È un termine giapponese, usato per nominare il quinto gusto: dolce, salato, aspro, amaro e dunque umami: «un gusto sapido piacevole che viene dal glutammato e da diversi ribonucleotidi, tra cui inosinato e guanilato, naturalmente contenuti in carne, pesce, verdura e prodotti lattiero caseari» (definizione ufficiale dell’umami Information Center).
Sebbene la scoperta del quinto gusto si sia basata su studi cominciati nel 1908 in Giappone dallo scienziato Kikunae Ikeda, che fu il primo a riconoscere l’alta quantità di questo sapore nelle alghe kombu, ricche di glutammato monosodico – nel katsuobushi (una bottarga di tonno che viene utilizzata in scaglie), nei funghi shitake essiccati, nel miso, il gusto umami non è appannaggio della sola cucina giapponese e può essere riconosciuto in tantissimi prodotti locali come i pomodori, il Parmigiano Reggiano, il prosciutto crudo, tonno, sardine, carne di manzo, pollo, maiale, funghi, cipolle, piselli, asparagi, broccoli, rape …
Il merito del gusto umami?
Quello di rendere i cibi succulenti e i nostri cervelli felici.

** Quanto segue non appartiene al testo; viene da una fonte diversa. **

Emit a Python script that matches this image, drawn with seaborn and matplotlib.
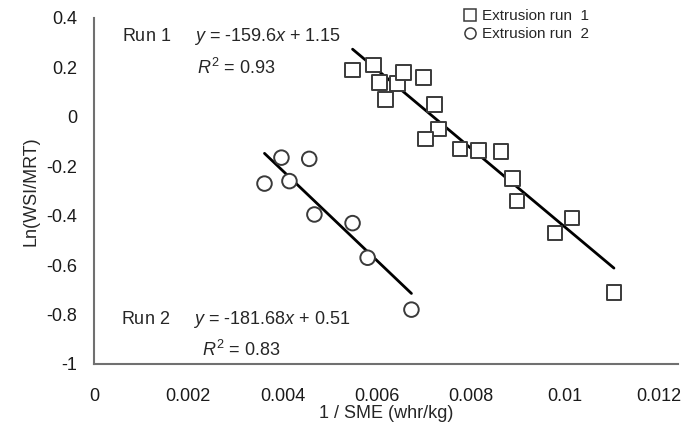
import matplotlib.pyplot as plt
import numpy as np
import pandas as pd
import seaborn as sns

# run 1 (squares)
run1_x = [0.00549, 0.00594, 0.00606, 0.00645, 0.00657, 0.00619, 0.00700, 0.00723, 0.00732,
          0.00704, 0.00777, 0.00817, 0.00864, 0.00889, 0.00898, 0.00979, 0.01015, 0.01104]
run1_y = [0.19, 0.21, 0.14, 0.135, 0.18, 0.07, 0.16, 0.05, -0.05,
          -0.09, -0.13, -0.135, -0.14, -0.25, -0.34, -0.47, -0.41, -0.71]
# run 2 (circles)
run2_x = [0.00362, 0.00398, 0.00415, 0.00457, 0.00468, 0.00549, 0.00581, 0.00674]
run2_y = [-0.27, -0.165, -0.26, -0.17, -0.395, -0.43, -0.57, -0.78]

run_names = ['Extrusion run 1', 'Extrusion run 2']
slopes = [-159.6, -181.68]
intercepts = [1.15, 0.51]
r2_values = [0.93, 0.83]

x_ticks = [0, 0.002, 0.004, 0.006, 0.008, 0.01, 0.012]
y_ticks = [-1, -0.8, -0.6, -0.4, -0.2, 0, 0.2, 0.4]

sns.set_style('white')
plt.rcParams['font.family'] = ['Liberation Sans', 'DejaVu Sans']
plt.rcParams['mathtext.fontset'] = 'custom'
plt.rcParams['mathtext.rm'] = 'Liberation Sans'
plt.rcParams['mathtext.it'] = 'Liberation Sans:italic'

df = pd.DataFrame({
    'x': run1_x + run2_x,
    'y': run1_y + run2_y,
    'run': [run_names[0]] * len(run1_x) + [run_names[1]] * len(run2_x),
})

fig = plt.figure(figsize=(6.96, 4.34), dpi=100)
ax = fig.add_axes([94 / 696, 1 - 364 / 434, (678 - 94) / 696, (364 - 18) / 434])

sns.scatterplot(data=df, x='x', y='y', style='run', markers={run_names[0]: 's', run_names[1]: 'o'},
                s=110, facecolor='white', edgecolor='#3a3a3a', linewidth=1.4, ax=ax, legend=False, zorder=3)

# trendlines over each run's x range
for xs, m, b in zip([run1_x, run2_x], slopes, intercepts):
    lx = np.array([min(xs), max(xs)])
    sns.lineplot(x=lx, y=m * lx + b, color='black', linewidth=2, ax=ax, zorder=2)

ax.set_xlim(0, 0.0124)
ax.set_ylim(-1, 0.4)
ax.set_xticks(x_ticks)
ax.set_xticklabels([f'{t:g}' for t in x_ticks])
ax.set_yticks(y_ticks)
ax.set_yticklabels([f'{t:g}' for t in y_ticks])
ax.tick_params(axis='x', length=0, labelsize=13, colors='#1a1a1a', pad=17)
ax.tick_params(axis='y', length=0, labelsize=13, colors='#1a1a1a', pad=12)
for s in ['top', 'right']:
    ax.spines[s].set_visible(False)
for s in ['left', 'bottom']:
    ax.spines[s].set_color('#707070')
    ax.spines[s].set_linewidth(1.5)

ax.set_xlabel('1 / SME (whr/kg)', fontsize=13, labelpad=0)
ax.set_ylabel('Ln(WSI/MRT)', fontsize=13, labelpad=5)

ax.text(0.00059, 0.325, f'Run 1     $y$ = {slopes[0]}$x$ + {intercepts[0]}', fontsize=13, va='center')
ax.text(0.00219, 0.197, f'$R^{{2}}$ = {r2_values[0]}', fontsize=13, va='center')
ax.text(0.00057, -0.82, f'Run 2     $y$ = {slopes[1]}$x$ + {intercepts[1]}', fontsize=13, va='center')
ax.text(0.00230, -0.945, f'$R^{{2}}$ = {r2_values[1]}', fontsize=13, va='center')

handles = [plt.Line2D([], [], marker=mk, linestyle='none', markersize=8, markerfacecolor='white',
                      markeredgecolor='#3a3a3a', markeredgewidth=1.1) for mk in ['s', 'o']]
ax.legend(handles, ['Extrusion run  1', 'Extrusion run  2'], loc='upper left',
          bbox_to_anchor=((450 - 94) / 584, 1.065), frameon=False,
          fontsize=11, handlelength=0.8, handletextpad=0.4, labelspacing=0.25)

fig.savefig('out.png', dpi=100)
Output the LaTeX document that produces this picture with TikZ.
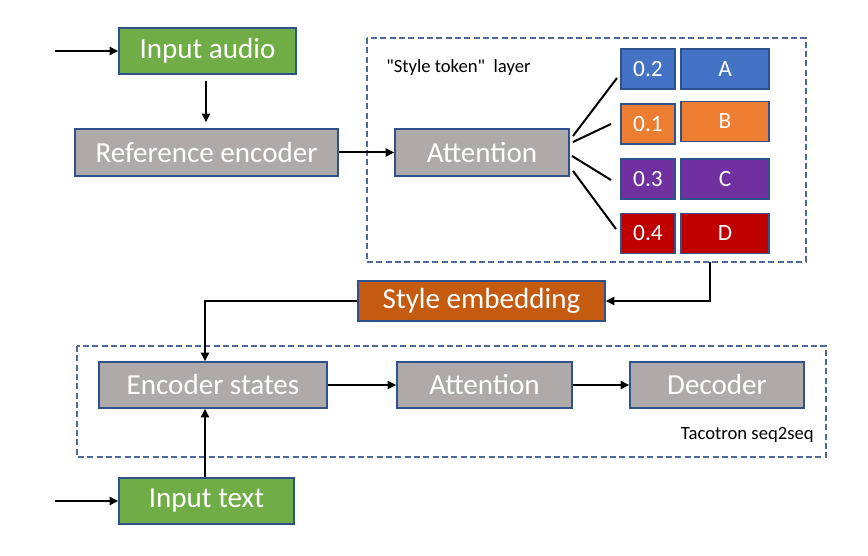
\documentclass[tikz,border=0pt]{standalone}
\usepackage{fontspec}
\setmainfont{Carlito}
\usetikzlibrary{arrows.meta,calc}
\definecolor{cgreen}{HTML}{70AD47}
\definecolor{cgray}{HTML}{AEAAAA}
\definecolor{cblue}{HTML}{4472C4}
\definecolor{corange}{HTML}{ED7D31}
\definecolor{cpurple}{HTML}{7030A0}
\definecolor{cred}{HTML}{C00000}
\definecolor{cbrown}{HTML}{C55A11}
\definecolor{cedge}{HTML}{2F528F}
\definecolor{cdash}{HTML}{4F6A9A}
\tikzset{
  box/.style={draw=cedge, line width=1pt, text=white, inner sep=0pt, font=\fontsize{21.8}{24}\selectfont},
  tok/.style={draw=cedge, line width=1pt, text=white, inner sep=0pt, minimum height=30pt, font=\fontsize{17.5}{19}\selectfont},
  arr/.style={-{Triangle[length=6.5pt,width=6pt]}, line width=1.5pt, black},
  ln/.style={line width=1.5pt, black},
  grp/.style={draw=cdash, line width=1.1pt, dash pattern=on 4.5pt off 2.5pt},
  small/.style={font=\fontsize{14}{16}\selectfont, inner sep=0pt}
}
\begin{document}
\begin{tikzpicture}[x=0.75pt,y=-0.75pt]
\useasboundingbox (0,0) rectangle (868,556);
% group boxes
\draw[grp] (367,38) rectangle (806,262);
\draw[grp] (77,346) rectangle (826,457);
\node[small, anchor=west] (stl) at (386,68) {\textquotedbl Style token\textquotedbl\ \ layer};
\node[small, anchor=east] (tac) at (814,435) {Tacotron seq2seq};
% main boxes
\node[box, fill=cgreen, minimum width=132.75pt, minimum height=34.5pt] (audio) at (207.5,51) {Input audio};
\node[box, fill=cgray, minimum width=197.25pt, minimum height=35.25pt] (refenc) at (206.5,152.5) {Reference encoder};
\node[box, fill=cgray, minimum width=130.5pt, minimum height=35.25pt] (att1) at (482,152.5) {Attention};
% tokens
\node[tok, fill=cblue, minimum width=40.5pt] (n1) at (648,69) {0.2};
\node[tok, fill=cblue, minimum width=66pt] (l1) at (725,69) {A};
\node[tok, fill=corange, minimum width=40.5pt] (n2) at (648,124) {0.1};
\node[tok, fill=corange, minimum width=66pt] (l2) at (725,121.5) {B};
\node[tok, fill=cpurple, minimum width=40.5pt] (n3) at (648,179) {0.3};
\node[tok, fill=cpurple, minimum width=66pt] (l3) at (725,179) {C};
\node[tok, fill=cred, minimum width=40.5pt] (n4) at (648,233.5) {0.4};
\node[tok, fill=cred, minimum width=66pt] (l4) at (725,233.5) {D};
% style embedding
\node[box, fill=cbrown, minimum width=185.25pt, minimum height=30pt] (semb) at (481.5,301) {Style embedding};
% tacotron
\node[box, fill=cgray, minimum width=171pt, minimum height=34.5pt] (enc) at (213,385) {Encoder states};
\node[box, fill=cgray, minimum width=131.25pt, minimum height=34.5pt] (att2) at (484.5,385) {Attention};
\node[box, fill=cgray, minimum width=130.5pt, minimum height=34.5pt] (dec) at (717,385) {Decoder};
\node[box, fill=cgreen, minimum width=131.25pt, minimum height=34.5pt] (text) at (206.5,501) {Input text};
% coordinates
\coordinate (ain) at (55,51);
\coordinate (tin) at (55,501);
\coordinate (s1) at (573,136); \coordinate (e1) at (617,78);
\coordinate (s2) at (573,142); \coordinate (e2) at (611,124);
\coordinate (s3) at (572,156); \coordinate (e3) at (611,180);
\coordinate (s4) at (573,171); \coordinate (e4) at (616,229);
\coordinate (gb) at (710,262);
\coordinate (gc) at (710,301);
\coordinate (lc) at (205,301);
% connectors
\draw[arr] (ain) -- (audio.west);
\draw[arr] ($(audio.south)+(-1.5,6)$) -- ($(refenc.north)+(-0.5,-6)$);
\draw[arr] (refenc.east) -- (att1.west);
\draw[ln] (s1) -- (e1);
\draw[ln] (s2) -- (e2);
\draw[ln] (s3) -- (e3);
\draw[ln] (s4) -- (e4);
\draw[arr] (gb) -- (gc) -- (semb.east);
\draw[arr] (semb.west) -- (lc) -- (lc |- enc.north);
\draw[arr] (enc.east) -- (att2.west);
\draw[arr] (att2.east) -- (dec.west);
\draw[arr] (tin) -- (text.west);
\draw[arr] (lc |- text.north) -- (lc |- enc.south);
\end{tikzpicture}
\end{document}
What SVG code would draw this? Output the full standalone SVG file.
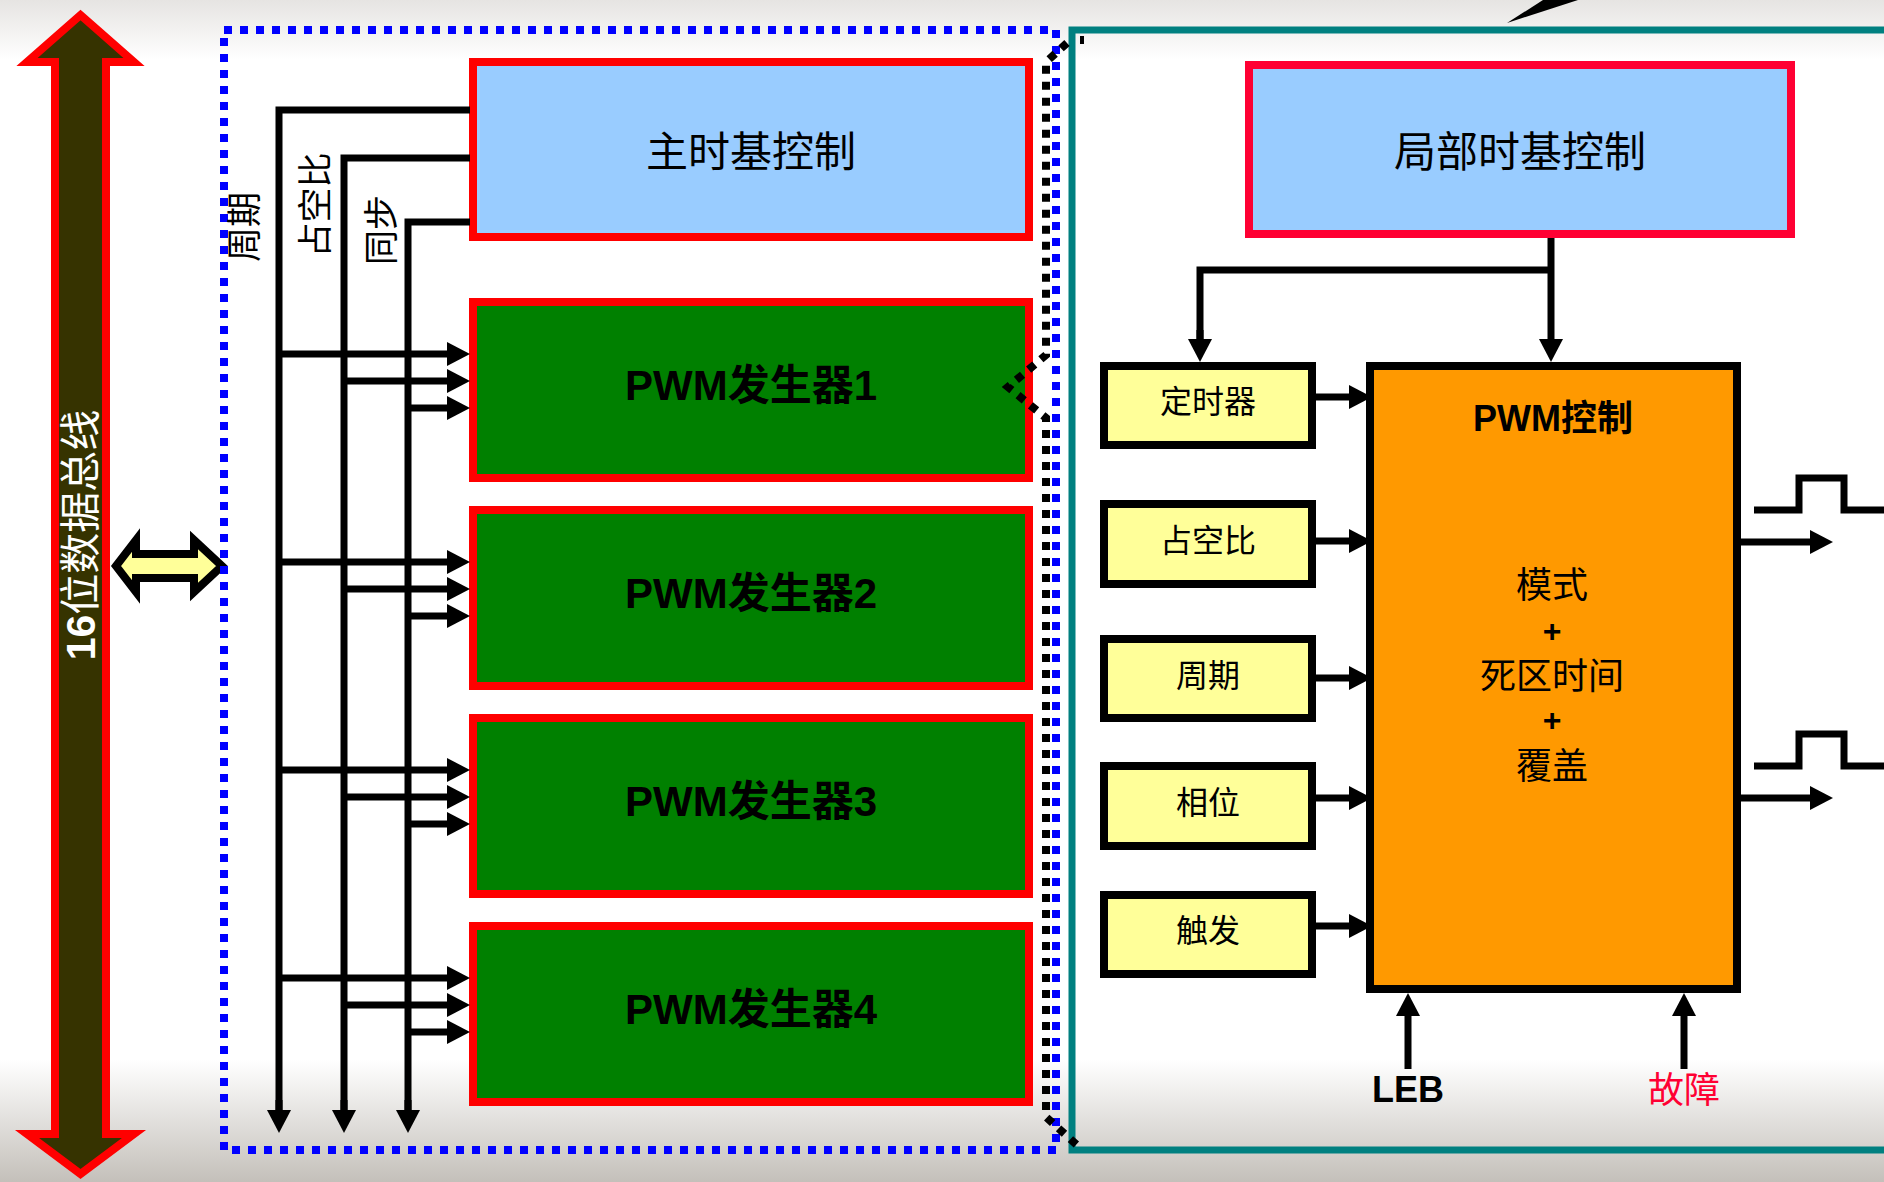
<svg xmlns="http://www.w3.org/2000/svg" width="1884" height="1182" viewBox="0 0 1884 1182">
<defs>
<linearGradient id="bgTop" x1="0" y1="0" x2="0" y2="1">
<stop offset="0" stop-color="#e6e4e2"/><stop offset="1" stop-color="#ffffff"/>
</linearGradient>
<linearGradient id="bgBot" x1="0" y1="0" x2="0" y2="1">
<stop offset="0" stop-color="#ffffff"/><stop offset="1" stop-color="#c4c0ba"/>
</linearGradient>
<marker id="ah" markerUnits="userSpaceOnUse" markerWidth="24" markerHeight="24" refX="13" refY="12" orient="auto">
<path d="M0,0 L23,12 L0,24 z" fill="#000"/>
</marker>
<style>
.cjk{font-family:"Noto Sans CJK SC","Liberation Sans",sans-serif}
.lat{font-family:"Liberation Sans","Noto Sans CJK SC",sans-serif}
.blue{fill:#99CCFF;stroke:#FF0000;stroke-width:8}
.gen{fill:#008000;stroke:#FF0000;stroke-width:8}
.yel{fill:#FFFF99;stroke:#000;stroke-width:8}
.ln{fill:none;stroke:#000;stroke-width:7;stroke-linejoin:miter}
.arr{fill:none;stroke:#000;stroke-width:7;marker-end:url(#ah)}
.gtxt{font-family:"Liberation Sans","Noto Sans CJK SC",sans-serif;font-weight:bold;font-size:42px;text-anchor:middle;fill:#000}
.ytxt{font-family:"Noto Sans CJK SC",sans-serif;font-size:32px;text-anchor:middle;fill:#000}
.otxt{font-family:"Noto Sans CJK SC",sans-serif;font-size:36px;text-anchor:middle;fill:#000}
.plus{font-family:"Liberation Sans",sans-serif;font-size:32px;font-weight:bold;text-anchor:middle;fill:#000}
.vtxt{font-family:"Noto Sans CJK SC",sans-serif;font-size:35px;text-anchor:middle;fill:#000}
</style>
</defs>
<rect x="0" y="0" width="1884" height="1182" fill="#ffffff"/>
<rect x="0" y="0" width="1884" height="60" fill="url(#bgTop)"/>
<rect x="0" y="1060" width="1884" height="122" fill="url(#bgBot)"/>

<g id="bus">
<polygon points="80.5,15 134,62 106,62 106,1134 134,1134 80.5,1174 27,1134 55,1134 55,62 27,62" fill="#363300" stroke="#FF0000" stroke-width="8" stroke-linejoin="miter"/>
<text transform="translate(80,535) rotate(-90)" x="0" y="15" text-anchor="middle" font-size="41" fill="#ffffff"><tspan class="lat" font-weight="bold">16</tspan><tspan class="cjk">位数据总线</tspan></text>
</g>

<g id="bus-link">
<polygon points="116,566 136,540 136,554 194,554 194,540 222,566 194,592 194,578 136,578 136,592" fill="#FFFF99" stroke="#000" stroke-width="8" stroke-linejoin="miter"/>
</g>

<g id="module-frame">
<rect x="224" y="30" width="832" height="1120" fill="none" stroke="#0000FF" stroke-width="8" stroke-dasharray="8 8"/>
</g>

<g id="master-timebase">
<rect class="blue" x="473" y="62" width="556" height="175"/>
<text class="cjk" x="751" y="167" font-size="42" text-anchor="middle" fill="#000">主时基控制</text>
</g>

<g id="pwm1">
<rect class="gen" x="473" y="302" width="556" height="176"/>
<text class="gtxt" x="751" y="400">PWM发生器1</text>
</g>
<g id="pwm2">
<rect class="gen" x="473" y="510" width="556" height="176"/>
<text class="gtxt" x="751" y="608">PWM发生器2</text>
</g>
<g id="pwm3">
<rect class="gen" x="473" y="718" width="556" height="176"/>
<text class="gtxt" x="751" y="816">PWM发生器3</text>
</g>
<g id="pwm4">
<rect class="gen" x="473" y="926" width="556" height="176"/>
<text class="gtxt" x="751" y="1024">PWM发生器4</text>
</g>

<g id="detail-frame">
<rect x="1072" y="30" width="900" height="1120" fill="none" stroke="#008080" stroke-width="7"/>
<path d="M1067,43 L1046,62 V355 L1008,387 L1046,418 V1117 L1078,1146" fill="none" stroke="#000" stroke-width="8" stroke-dasharray="8 8"/>
<rect x="1080" y="36" width="4" height="8" fill="#000"/>
<polygon points="1507,23 1543,0 1578,0" fill="#000"/>
</g>

<g id="labels-left">
<text class="vtxt" transform="translate(244,227) rotate(-90)" x="0" y="13">周期</text>
<text class="vtxt" transform="translate(315,205) rotate(-90)" x="0" y="13">占空比</text>
<text class="vtxt" transform="translate(381,230) rotate(-90)" x="0" y="13">同步</text>
</g>

<g id="local-timebase">
<rect x="1249" y="65" width="542" height="169" fill="#99CCFF" stroke="#FF0033" stroke-width="8"/>
<text class="cjk" x="1520" y="167" font-size="42" text-anchor="middle" fill="#000">局部时基控制</text>
</g>

<g id="timer">
<rect class="yel" x="1104" y="366" width="208" height="79"/>
<text class="ytxt" x="1208" y="413">定时器</text>
</g>
<g id="duty">
<rect class="yel" x="1104" y="504" width="208" height="80"/>
<text class="ytxt" x="1208" y="552">占空比</text>
</g>
<g id="period">
<rect class="yel" x="1104" y="639" width="208" height="79"/>
<text class="ytxt" x="1208" y="687">周期</text>
</g>
<g id="phase">
<rect class="yel" x="1104" y="766" width="208" height="80"/>
<text class="ytxt" x="1208" y="814">相位</text>
</g>
<g id="trigger">
<rect class="yel" x="1104" y="895" width="208" height="79"/>
<text class="ytxt" x="1208" y="942">触发</text>
</g>

<g id="pwm-control">
<rect x="1370" y="366" width="367" height="623" fill="#FF9900" stroke="#000" stroke-width="8"/>
<text x="1553" y="431" font-size="36" text-anchor="middle" font-weight="bold" class="lat" fill="#000">PWM控制</text>
<text class="otxt" x="1552" y="598">模式</text>
<text class="plus" x="1552" y="642">+</text>
<text class="otxt" x="1552" y="689">死区时间</text>
<text class="plus" x="1552" y="731">+</text>
<text class="otxt" x="1552" y="779">覆盖</text>
</g>

<g id="input-labels">
<text class="lat" x="1408" y="1102" font-size="36" font-weight="bold" text-anchor="middle" fill="#000">LEB</text>
<text class="cjk" x="1684" y="1103" font-size="36" text-anchor="middle" fill="#FF0033">故障</text>
</g>

<g id="connectors">
<path class="ln" d="M470,110 H279 V1110"/>
<path class="ln" d="M470,158 H344 V1110"/>
<path class="ln" d="M470,222 H408 V1110"/>
<path class="arr" d="M279,1100 V1123"/>
<path class="arr" d="M344,1100 V1123"/>
<path class="arr" d="M408,1100 V1123"/>

<path class="arr" d="M279,354 H460"/>
<path class="arr" d="M344,381 H460"/>
<path class="arr" d="M408,408 H460"/>
<path class="arr" d="M279,562 H460"/>
<path class="arr" d="M344,589 H460"/>
<path class="arr" d="M408,616 H460"/>
<path class="arr" d="M279,770 H460"/>
<path class="arr" d="M344,797 H460"/>
<path class="arr" d="M408,824 H460"/>
<path class="arr" d="M279,978 H460"/>
<path class="arr" d="M344,1005 H460"/>
<path class="arr" d="M408,1032 H460"/>

<path class="arr" d="M1551,238 V352"/>
<path class="ln" d="M1551,270 H1200 V340"/>
<path class="arr" d="M1200,330 V352"/>

<path class="arr" d="M1316,397 H1362"/>
<path class="arr" d="M1316,541 H1362"/>
<path class="arr" d="M1316,678 H1362"/>
<path class="arr" d="M1316,798 H1362"/>
<path class="arr" d="M1316,926 H1362"/>

<path class="arr" d="M1741,542 H1823"/>
<path class="arr" d="M1741,798 H1823"/>
<polyline class="ln" points="1754,510 1799,510 1799,478 1844,478 1844,510 1890,510"/>
<polyline class="ln" points="1754,766 1799,766 1799,734 1844,734 1844,766 1890,766"/>

<path class="arr" d="M1408,1069 V1003"/>
<path class="arr" d="M1684,1069 V1003"/>
</g>
</svg>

Il gusto umami infatti fa letteralmente venire l’acquolina in bocca e non è un’affermazione tanto per dire: è scientificamente approvato che l’umami aumenta il flusso della salivazione; in tal modo il gusto percepito dal cibo ingerito aumenta.
Questo forse anche perché, mentre i recettori degli altri gusti si trovano in aree molto delimitate sulla lingua, il quinto gusto si percepisce praticamente su tutta la lingua.
Il gusto umami inoltre dura molto più a lungo, a differenza degli altri che, benché posano essere forti e chiari, persistono solo pochi secondi… e il cervello adora drogarsi con gli ormoni della felicità, prediligendo di più le sensazioni felici persistenti, proprio come il gusto umami.